El Salvador Ex-President Sentenced to 14 Years Over Gang Ties

Facts

  • In El Salvador's crackdown on criminal gangs, the current administration has sentenced former Pres. Mauricio Funes and his former Security Minister Gen. David Munguía Payes to 14 and 18 years behind bars, respectively, for their ties with criminal gangs.1
  • Funes, who governed from 2009 to 2014, was charged with a dozen crimes, including illicit association and failure to perform duties. The trial, which started in April, came after El Salvador last year began allowing trials in absentia since Funes now lives in Nicaragua and is a citizen there.2
  • Prosecutors allege that Funes' negotiations were aimed at getting the country’s powerful street gangs to lower the homicide rate in exchange for benefits to jailed leaders.3
  • Funes has denied having negotiated with the gangs or given their leaders any special treatment. He emphasized that the truce was brokered by the Catholic Church and not El Salvador's government.4
  • He is the second former president of El Salvador to be sentenced to prison. In 2018, Tony Saca was convicted to 10 years in prison over charges relating to over $300M in public funds.5
  • Current Pres.

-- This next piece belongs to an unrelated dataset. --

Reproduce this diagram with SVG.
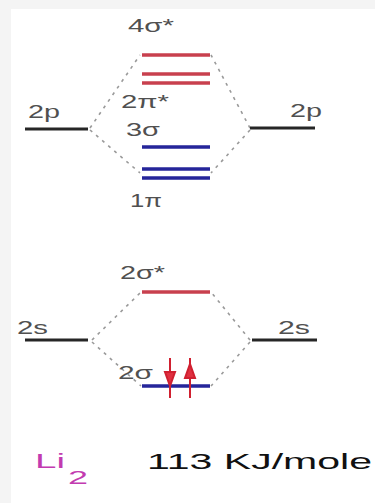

Nayib Bukele has also been accused of conducting similar schemes — including allegedly giving imprisoned gang leaders privileges in exchange for slowing down killings and supporting his party. The truce broke down in March 2022 after 62 people were killed, and Bukele has waged war with them ever since.2

Sources: 1Reuters, 2Associated Press, 3NBC, 4Al Jazeera, and 5ABC News.

Narratives

  • Narrative A, as provided by El País. In contrast with previous administrations, Bukele's crackdown on the country's notorious gangs has been highly successful, putting more than 60K dangerous criminals behind bars and dramatically slashing the murder rate that has plagued the nation for decades. Two of his predecessors have rightly been sentenced to long prison terms not only for corruption but for maliciously failing to protect Salvadorians. There should be no tolerance for politicians' criminal conduct or negligence.
  • Narrative B, as provided by Guardian. Bukele has done the same thing that he accuses Funes of doing: negotiating with the gangs. The difference is Bukele's all-out war on criminal organizations has taken a terrible toll on democracy and human rights. Thousands of innocent people, including foreign workers searching for work, have been arrested on very loose grounds. If Bukele is let off the hook for his abuses, then any politician could be free from scrutiny.